Faced with abusive and serial bankruptcy cases, courts have fashioned various sanctions to put a stop to gaming the system. The favored sanction of the majority of courts is to enter an order of dismissal with prejudice under Section 349(a) of the Bankruptcy Code that adds a condition prohibiting refiling another bankruptcy case for a set period of time. See Lundin on Chapter 13 Sec. 153.3 “Court-Imposed Conditions and Restrictions on Dismissal”. The issue for the courts to decide is what is an appropriate length of time as a sanction? Is it 180 days? 1 year? 2 years? Or longer?
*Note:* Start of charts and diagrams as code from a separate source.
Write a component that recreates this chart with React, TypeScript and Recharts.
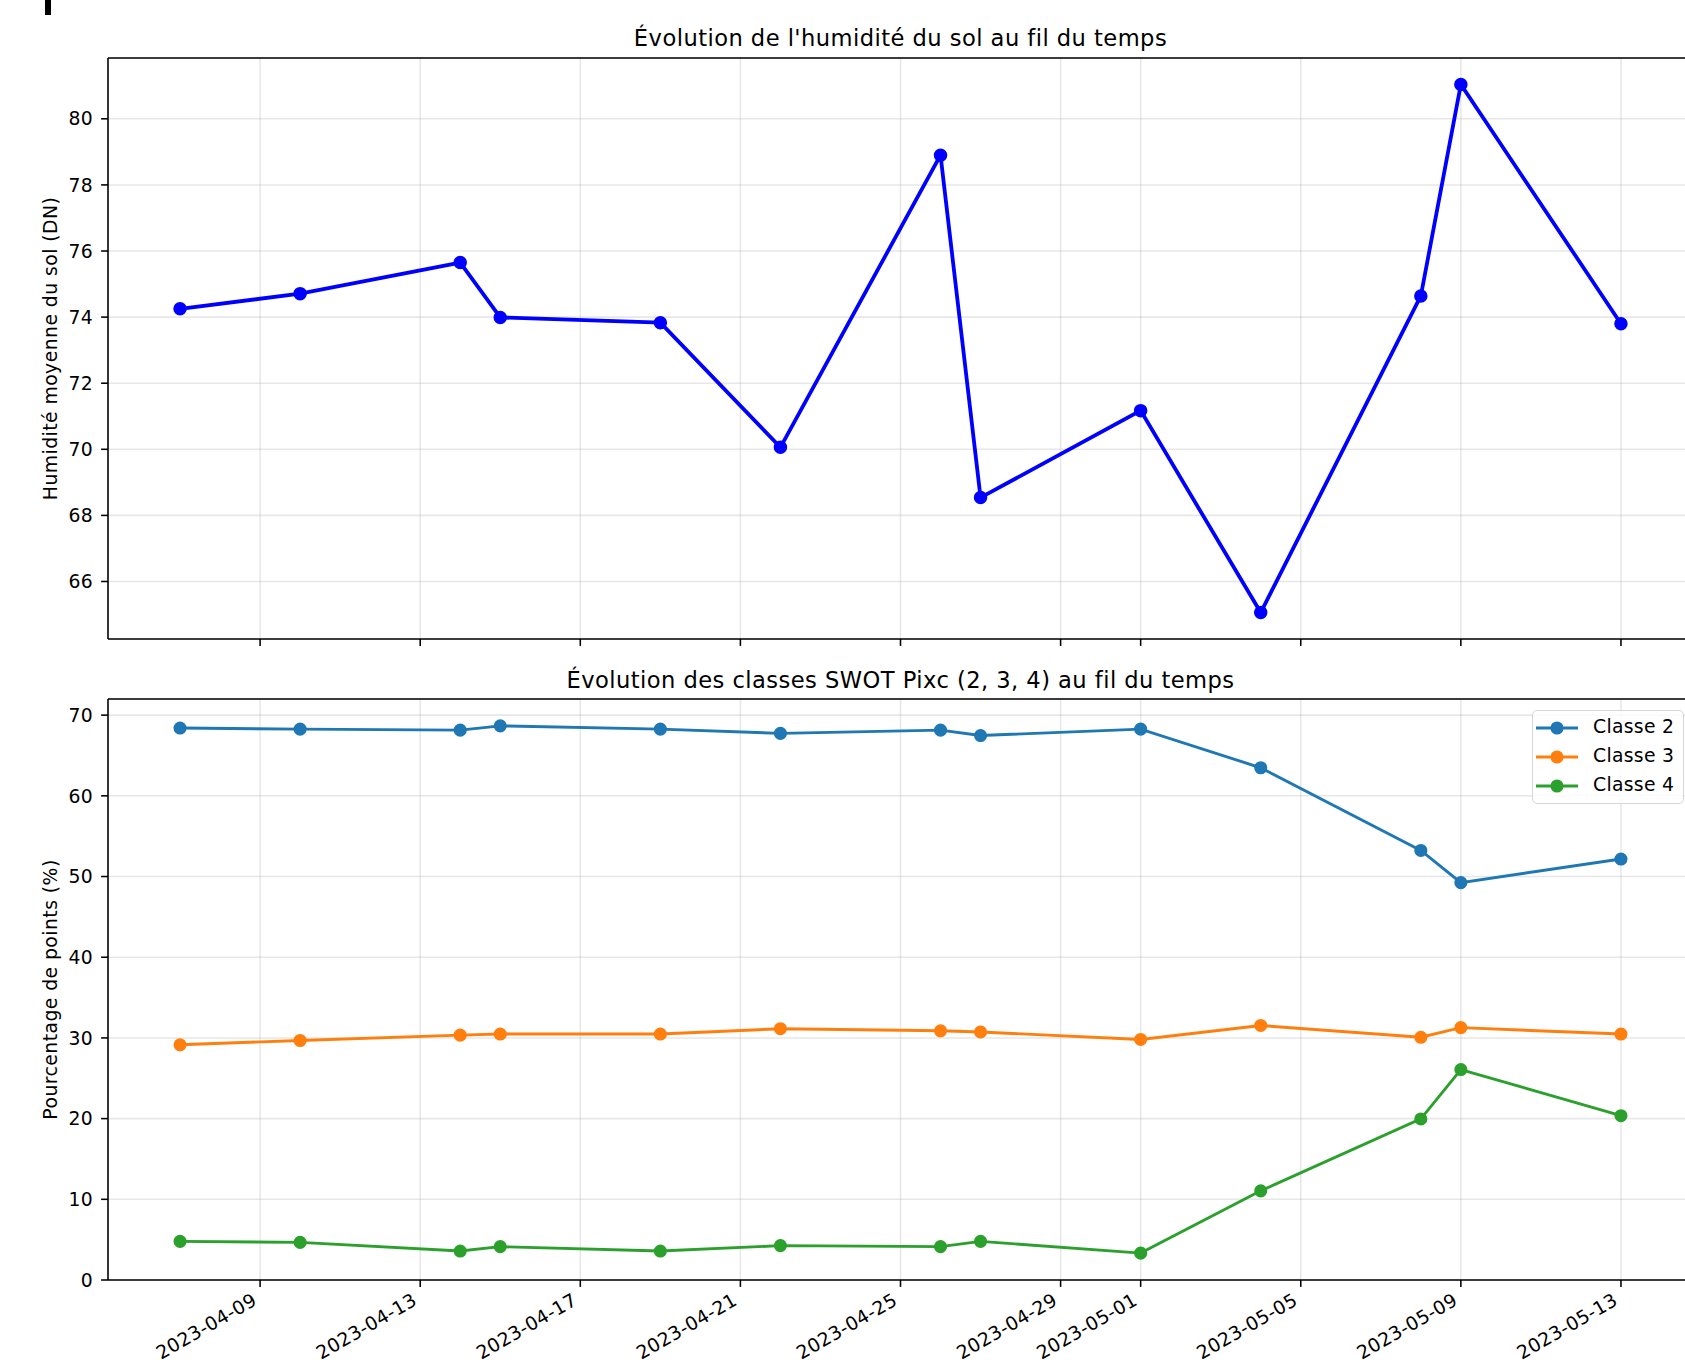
import React from 'react';
import { LineChart, Line, XAxis, YAxis, CartesianGrid, ReferenceLine } from 'recharts';

// dates d'acquisition
const DATES = [
  '2023-04-07', '2023-04-10', '2023-04-14', '2023-04-15', '2023-04-19', '2023-04-22', '2023-04-26',
  '2023-04-27', '2023-05-01', '2023-05-04', '2023-05-08', '2023-05-09', '2023-05-13',
];
const HUMIDITE = [74.25, 74.71, 75.65, 73.99, 73.83, 70.06, 78.9, 68.54, 71.17, 65.06, 74.64, 81.04, 73.8];
const CLASSE_2 = [68.4, 68.27, 68.14, 68.67, 68.27, 67.74, 68.14, 67.47, 68.27, 63.48, 53.23, 49.24, 52.17];
const CLASSE_3 = [29.15, 29.68, 30.34, 30.48, 30.48, 31.14, 30.88, 30.74, 29.81, 31.54, 30.08, 31.27, 30.48];
const CLASSE_4 = [4.79, 4.66, 3.59, 4.13, 3.59, 4.26, 4.13, 4.79, 3.33, 11.05, 19.96, 26.08, 20.36];
const CLASS_NAMES = ['Classe 2', 'Classe 3', 'Classe 4'];

const X_TICK_LABELS = [
  '2023-04-09', '2023-04-13', '2023-04-17', '2023-04-21', '2023-04-25',
  '2023-04-29', '2023-05-01', '2023-05-05', '2023-05-09', '2023-05-13',
];
const HUM_TICKS = [66, 68, 70, 72, 74, 76, 78, 80];
const PCT_TICKS = [0, 10, 20, 30, 40, 50, 60, 70];

const TAB_COLORS = ['#1f77b4', '#ff7f0e', '#2ca02c'];
const FONT = "'DejaVu Sans', sans-serif";

const DAY = 86400000;
const T0 = Date.parse('2023-04-01');
const toDay = (s: string) => (Date.parse(s) - T0) / DAY + 1;
const fromDay = (d: number) => new Date(T0 + Math.round(d - 1) * DAY).toISOString().slice(0, 10);

const rows = DATES.map((d, i) => ({
  day: toDay(d),
  humidite: HUMIDITE[i],
  c2: CLASSE_2[i],
  c3: CLASSE_3[i],
  c4: CLASSE_4[i],
}));
const CLASS_KEYS = ['c2', 'c3', 'c4'];

const X_TICKS = X_TICK_LABELS.map(toDay);
const xPad = (toDay(DATES[DATES.length - 1]) - toDay(DATES[0])) * 0.05;
const X_DOMAIN: [number, number] = [toDay(DATES[0]) - xPad, toDay(DATES[DATES.length - 1]) + xPad];
const HUM_DOMAIN: [number, number] = [64.26, 81.84];
const PCT_DOMAIN: [number, number] = [0, 72];

const W = 1720;
const PLOT_RIGHT = 1693;
const SPINE = 1.55;

const tickStyle = { fontSize: 18.8, fill: '#000', fontFamily: FONT, letterSpacing: 0.3 };

const DateTick = (props: any) => {
  const { x, y, payload } = props;
  const ax = x - 2;
  const ay = y + 11;
  return (
    <text x={ax} y={ay} textAnchor="end" transform={`rotate(-30, ${ax}, ${ay})`} {...tickStyle}>
      {fromDay(payload.value)}
    </text>
  );
};

const NoTick = () => <g />;

const Title = ({ top, children }: { top: number; children: React.ReactNode }) => (
  <div
    style={{
      position: 'absolute', left: 108, width: PLOT_RIGHT - 108, top, textAlign: 'center',
      fontSize: 22.6, letterSpacing: 0.45, lineHeight: 1, color: '#000', fontFamily: FONT, whiteSpace: 'nowrap',
    }}
  >
    {children}
  </div>
);

const LegendBox = () => (
  <div
    style={{
      position: 'absolute', left: 1532, top: 710, width: 152, height: 94, boxSizing: 'border-box', zIndex: 2,
      border: '1.4px solid #d6d6d6', borderRadius: 5, background: 'rgba(255,255,255,0.8)', fontFamily: FONT,
    }}
  >
    {CLASS_NAMES.map((name, i) => (
      <div key={name} style={{ position: 'absolute', left: 0, top: 4 + i * 29, height: 26, width: 150 }}>
        <svg width={50} height={26} style={{ position: 'absolute', left: 0, top: 0 }}>
          <line x1={3} x2={45} y1={13} y2={13} stroke={TAB_COLORS[i]} strokeWidth={2.9} />
          <circle cx={24} cy={13} r={5.8} fill={TAB_COLORS[i]} stroke={TAB_COLORS[i]} strokeWidth={1.5} />
        </svg>
        <span
          style={{
            position: 'absolute', left: 60, top: 2, fontSize: 18.8, letterSpacing: 0.3, lineHeight: '20px',
            color: '#000', whiteSpace: 'nowrap',
          }}
        >
          {name}
        </span>
      </div>
    ))}
  </div>
);

const axisLine = { stroke: '#000', strokeWidth: SPINE };

export default function App() {
  return (
    <div
      style={{
        position: 'fixed', left: 0, top: 0, width: 1685, height: 1367, overflow: 'hidden',
        background: '#fff', fontFamily: FONT,
      }}
    >
      <div style={{ position: 'absolute', left: 0, top: 0 }}>
        <LineChart width={W} height={660} data={rows} margin={{ top: 58, right: W - PLOT_RIGHT, bottom: 0, left: 0 }}>
          <CartesianGrid stroke="#b0b0b0" strokeOpacity={0.3} strokeWidth={SPINE} />
          <XAxis
            dataKey="day" type="number" domain={X_DOMAIN} ticks={X_TICKS} interval={0} allowDataOverflow
            height={21} tick={NoTick} tickSize={6.9} axisLine={axisLine} tickLine={axisLine}
          />
          <YAxis
            type="number" domain={HUM_DOMAIN} ticks={HUM_TICKS} interval={0} allowDataOverflow width={108}
            tick={tickStyle} tickSize={6.9} tickMargin={8} axisLine={axisLine} tickLine={axisLine}
            label={{
              value: 'Humidité moyenne du sol (DN)', angle: -90, position: 'insideLeft', offset: 50,
              textAnchor: 'middle', fontSize: 18.8, letterSpacing: 0.45, fill: '#000', fontFamily: FONT,
            }}
          />
          <ReferenceLine y={HUM_DOMAIN[1]} stroke="#000" strokeWidth={SPINE} ifOverflow="visible" />
          <Line
            dataKey="humidite" stroke="#0000ff" strokeWidth={3.8}
            dot={{ r: 6, fill: '#0000ff', stroke: '#0000ff', strokeWidth: 1.5 }}
            activeDot={false} isAnimationActive={false}
          />
        </LineChart>
      </div>

      <div style={{ position: 'absolute', left: 0, top: 640 }}>
        <LineChart width={W} height={727} data={rows} margin={{ top: 59, right: W - PLOT_RIGHT, bottom: 0, left: 0 }}>
          <CartesianGrid stroke="#b0b0b0" strokeOpacity={0.3} strokeWidth={SPINE} />
          <XAxis
            dataKey="day" type="number" domain={X_DOMAIN} ticks={X_TICKS} interval={0} allowDataOverflow
            height={87} tick={DateTick} tickSize={6.9} tickMargin={6} axisLine={axisLine} tickLine={axisLine}
          />
          <YAxis
            type="number" domain={PCT_DOMAIN} ticks={PCT_TICKS} interval={0} allowDataOverflow width={108}
            tick={tickStyle} tickSize={6.9} tickMargin={8} axisLine={axisLine} tickLine={axisLine}
            label={{
              value: 'Pourcentage de points (%)', angle: -90, position: 'insideLeft', offset: 50,
              textAnchor: 'middle', fontSize: 18.8, letterSpacing: 0.45, fill: '#000', fontFamily: FONT,
            }}
          />
          <ReferenceLine y={PCT_DOMAIN[1]} stroke="#000" strokeWidth={SPINE} ifOverflow="visible" />
          {CLASS_KEYS.map((k, i) => (
            <Line
              key={k} dataKey={k} name={CLASS_NAMES[i]} stroke={TAB_COLORS[i]} strokeWidth={2.9}
              dot={{ r: 5.8, fill: TAB_COLORS[i], stroke: TAB_COLORS[i], strokeWidth: 1.5 }}
              activeDot={false} isAnimationActive={false}
            />
          ))}
        </LineChart>
      </div>

      <Title top={27}>Évolution de l'humidité du sol au fil du temps</Title>
      <Title top={669}>Évolution des classes SWOT Pixc (2, 3, 4) au fil du temps</Title>
      <LegendBox />
      <div style={{ position: 'absolute', left: 45, top: 0, width: 6, height: 15, background: '#000', zIndex: 3 }} />
    </div>
  );
}
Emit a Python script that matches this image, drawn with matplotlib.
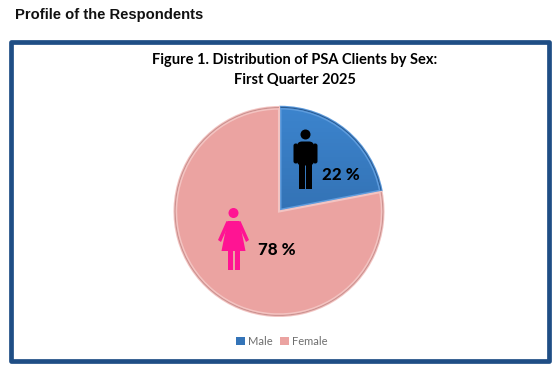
import numpy as np
import matplotlib
matplotlib.use("Agg")
import matplotlib.pyplot as plt
from matplotlib.patches import Circle, Polygon, Rectangle, FancyBboxPatch, Wedge

# Datos
categorias = ["Male", "Female"]
valores = [22, 78]
colores = ["#3474B8", "#EBA3A1"]
separacion = [0.022, 0.0]

W, H = 559, 372
fig = plt.figure(figsize=(W / 100, H / 100), dpi=100, facecolor="white")

# Capa en pixeles para marco, textos e iconos
capa = fig.add_axes([0, 0, 1, 1], zorder=3)
capa.set_xlim(0, W)
capa.set_ylim(H, 0)
capa.axis("off")
capa.patch.set_alpha(0)

capa.text(15, 14.5, "Profile of the Respondents", fontsize=10.6, fontweight="bold",
          family="Liberation Sans", color="#111111", ha="left", va="center")
capa.add_patch(Rectangle((10.5, 41.5), 538, 319.5, fill=False, ec="#1F4E85", lw=3.4,
                         joinstyle="round"))
capa.text(295, 60, "Figure 1. Distribution of PSA Clients by Sex:", fontsize=10.5,
          fontweight="bold", family="Lato", color="black", ha="center", va="center")
capa.text(295, 80, "First Quarter 2025", fontsize=10.5,
          fontweight="bold", family="Lato", color="black", ha="center", va="center")

# Pastel
radio_px = 104.5
ancho = radio_px * 2.5
ax = fig.add_axes([(279 - ancho / 2) / W, 1 - (211.5 + ancho / 2) / H, ancho / W, ancho / H])
wedges, _ = ax.pie(valores, colors=colores, startangle=90, counterclock=False,
                   explode=separacion, radius=1.0, wedgeprops={"linewidth": 0})
wedges[0].set_radius(0.985)


def degradado(w, arriba, abajo):
    c1 = np.array(matplotlib.colors.to_rgb(arriba))
    c2 = np.array(matplotlib.colors.to_rgb(abajo))
    t = np.linspace(0, 1, 64)[:, None, None]
    img = c1[None, None, :] * (1 - t) + c2[None, None, :] * t
    im = ax.imshow(img, extent=(-1.1, 1.1, -1.1, 1.1), origin="upper", aspect="auto", zorder=2)
    im.set_clip_path(w)


degradado(wedges[0], "#3D86D0", "#2A5F9A")

# Bisel de cada porcion
biseles = [("#5E9CDD", "#2A5C94"), ("#F3C4C2", "#CC9391")]
for w, (claro, oscuro) in zip(wedges, biseles):
    cx, cy = w.center
    ax.add_patch(Wedge((cx, cy), w.r, w.theta1, w.theta2, fill=False, ec=claro, lw=1.5, zorder=3))
    ax.add_patch(Wedge((cx, cy), w.r, w.theta1, w.theta2, width=0.012, fc=oscuro, lw=0, zorder=4))
    ax.add_patch(Wedge((cx, cy), w.r - 0.012, w.theta1, w.theta2, width=0.014, fc=claro, lw=0, zorder=4))
ax.set_xlim(-1.25, 1.25)
ax.set_ylim(-1.25, 1.25)

# Etiquetas
capa.text(341, 175.5, f"{valores[0]} %", fontsize=12.2, fontweight=900, family="Lato",
          color="black", ha="center", va="center")
capa.text(277, 250, f"{valores[1]} %", fontsize=12.2, fontweight=900, family="Lato",
          color="black", ha="center", va="center")


# Iconos
def hombre(x, y, color):
    capa.add_patch(Circle((x, y + 5), 5, fc=color, lw=0))
    capa.add_patch(FancyBboxPatch((x - 8.5, y + 12), 17, 24, boxstyle="round,pad=0,rounding_size=5", fc=color, lw=0))
    capa.add_patch(FancyBboxPatch((x - 12, y + 14), 4.6, 20, boxstyle="round,pad=0,rounding_size=2.2", fc=color, lw=0))
    capa.add_patch(FancyBboxPatch((x + 7.4, y + 14), 4.6, 20, boxstyle="round,pad=0,rounding_size=2.2", fc=color, lw=0))
    capa.add_patch(Rectangle((x - 6.5, y + 30), 6.1, 29, fc=color, lw=0))
    capa.add_patch(Rectangle((x + 0.6, y + 30), 6.1, 29, fc=color, lw=0))


def mujer(x, y, color):
    capa.add_patch(Circle((x, y + 5), 5, fc=color, lw=0))
    capa.add_patch(Polygon([(x - 6, y + 13), (x + 6, y + 13), (x + 12, y + 43), (x - 12, y + 43)],
                           closed=True, fc=color, lw=0))
    capa.add_patch(Polygon([(x - 7, y + 13), (x - 4, y + 15), (x - 12.5, y + 34), (x - 15.5, y + 32)],
                           closed=True, fc=color, lw=0))
    capa.add_patch(Polygon([(x + 7, y + 13), (x + 4, y + 15), (x + 12.5, y + 34), (x + 15.5, y + 32)],
                           closed=True, fc=color, lw=0))
    capa.add_patch(Rectangle((x - 5.5, y + 42), 5, 20, fc=color, lw=0))
    capa.add_patch(Rectangle((x + 1, y + 42), 5, 20, fc=color, lw=0))


hombre(305.5, 129.5, "black")
mujer(233.5, 208, "#FF1493")

# Leyenda
fig.legend(wedges, categorias, ncol=2, loc="center", bbox_to_anchor=(281.5 / W, 1 - 341.5 / H),
           frameon=False, prop={"family": "Lato", "size": 8}, labelcolor="#6E6E6E",
           handlelength=0.8, handleheight=0.8, handletextpad=0.25, columnspacing=0.7)

fig.savefig("out.png", dpi=100, facecolor="white")
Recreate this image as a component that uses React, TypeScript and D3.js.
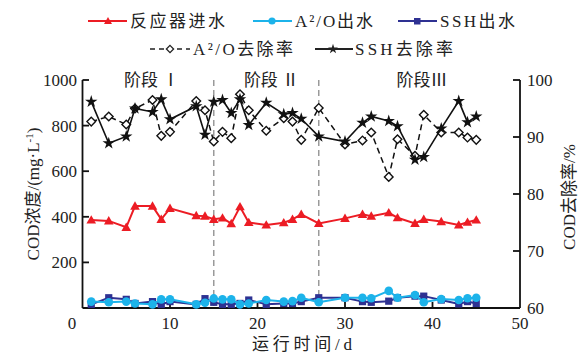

Each “abusive” case has a unique set of facts regarding serial filings and bad faith. In the case of Dye v Joseph, 346 BR 669 (D. Del 2006) the debtor’s case had evidence of each. Phillip Dye and his wife had previously filed numerous pro se petitions. Every case had been dismissed either voluntarily or by the Court. With the last petition, the debtor’s wife requested her name be withdrawn just prior to dismissal. In addition to the fact the Chapter 13 Plan filed by the debtor was blank and did not propose a repayment of debts, the debtor also refused to file tax returns. The debtor believed he was not subject to the U.S. tax code. In fact, he stated on numerous occasions that he resided in the Republic of Delaware and therefore was exempt from taxation. Mr. Dye also maintained that he had filed UCC security statements with Delaware Secretary of State that listed himself as holding substantial obligations due and owing by the federal government. The Bankruptcy Court in finding bad faith by the debtor for filing numerous cases, failure to file tax returns, and filing a secured UCC statement against the United States, dismissed the case with prejudice and included a two-year bar to refiling. As a postscript Mr. Dye also got into trouble with the Delaware State Police as he created his own driver’s license, vehicle license plate, and flag for the “Republic of Delaware.”The dismissal was affirmed on appeal.
In 2 recent and related cases, the Delaware Bankruptcy Court imposed an even lengthier bar to refiling. In the cases of Peter Kostyshyn, Chapter 7 case No. 21-11477 (Bank. Del. December 22, 2022) and his sister Patricia Kostyshyn, Chapter 13 case No. 21-11482 (Bankr. Del. December 22, 2022), the Court had evidence that the debtors had filed a total of 13 cases between them over several years. None of the cases proceeded in the normal course of a bankruptcy proceeding or plan confirmation. The debtors persistently attempted to re-litigate state court issues and never had an intent to pay creditors. They also sought to adjourn and delay the proceedings by motions and letters to the Court. The Court found that both debtors were serial filers and abusing the bankruptcy system. Based upon that record, the Court entered dismissal orders in both cases barring the debtors from filing another bankruptcy case for 10 years, further ordering “… should the Debtor file a Bankruptcy Petition in any District in violation of this Order, the automatic stay of 11 U.S.C. Section 362 shall not go into effect and such filing shall be deemed a nullity.” Therefore, the bar order extended to the year 2031. Motions for rehearing were denied and no appeal was taken from the final orders.
In developing the appropriate sanction to discourage individuals from bankruptcy abuse, the courts appropriately use varying temporal orders, declare the automatic stay not go into effect, and sometimes add a bar to future debt discharge. Further, courts have also imposed in rem conditions in dismissal orders. Such conditions extend the bar to the entry of the automatic stay on filing to any property regardless of who files a new case. Each of these sanctions or in combination may be included in a dismissal of a case with prejudice and should act as an effective deterrent.